Leave the light packing to your loved one. Your elderly loved ones will want to help. Have them stick to light items like clothing. To minimize back strain, lay everything out on a table instead of the floor.
Don’t overload boxes. If a box is uncomfortable to lift and maneuver, it is already too heavy. Spread items out rather than loading them all in a single box. Use a dolly to move heavy or bulky items.
Pack in a logical order. Pack like items together and label boxes clearly. You’ll be able to find what your loved one wants to unpack first, without having to dig through everything else.
On the big moving day there will be a lot of heavy objects being moved and items put where they shouldn’t be. Keep a close eye out to make sure everyone involved stays safe.

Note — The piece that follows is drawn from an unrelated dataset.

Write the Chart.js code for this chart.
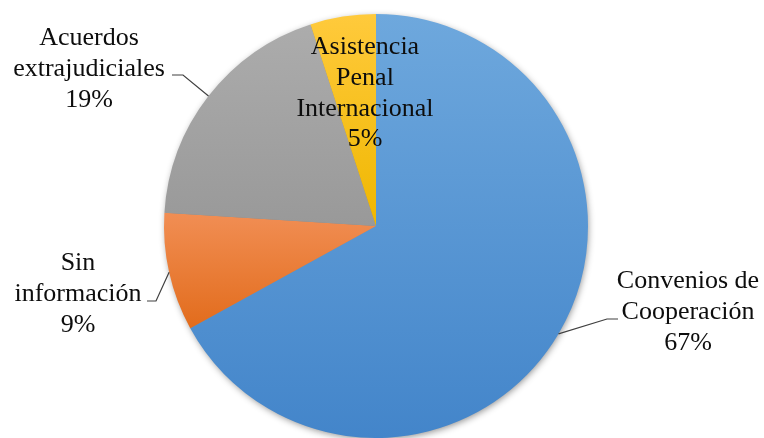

Take multiple days. If possible, spread out the moving process. Start moving nonessentials into the new place before your loved ones make the move. The more you set up now, the less stressful the final moving day will be.
Plan where everything will go. The more times you move a box, the more danger there is of straining your back. Don’t move things until you know where they will go.
Keep hallways and pathways clear. Organize boxes in neat piles away from heavy traffic zones. Trim overgrown shrubs or tree branches that cross paths. Place mats over slippery surfaces.
Lift properly. Squat down and lift with your legs and arms, not your back. Wear comfortable, nonrestrictive clothing and closed-toe shoes.
Enlist the help of relatives. Moving isn’t a one-person job. Your loved ones will need all the help they can get. Call your relatives over and have them help with the heavy lifting.
More than just a move
Moving will be tough on you and the family, but remember that it is your loved ones who are leaving their home behind.
Relocating to a new house is more than just the move itself. It’s meeting new neighborsand exploring a new neighborhood. It’s unpacking and decorating the blank walls. It’s remembering where the extra soap was put, and getting used to new noises outside at night.
The transition will take time. Be there for your loved ones. They will need your support during this time of change.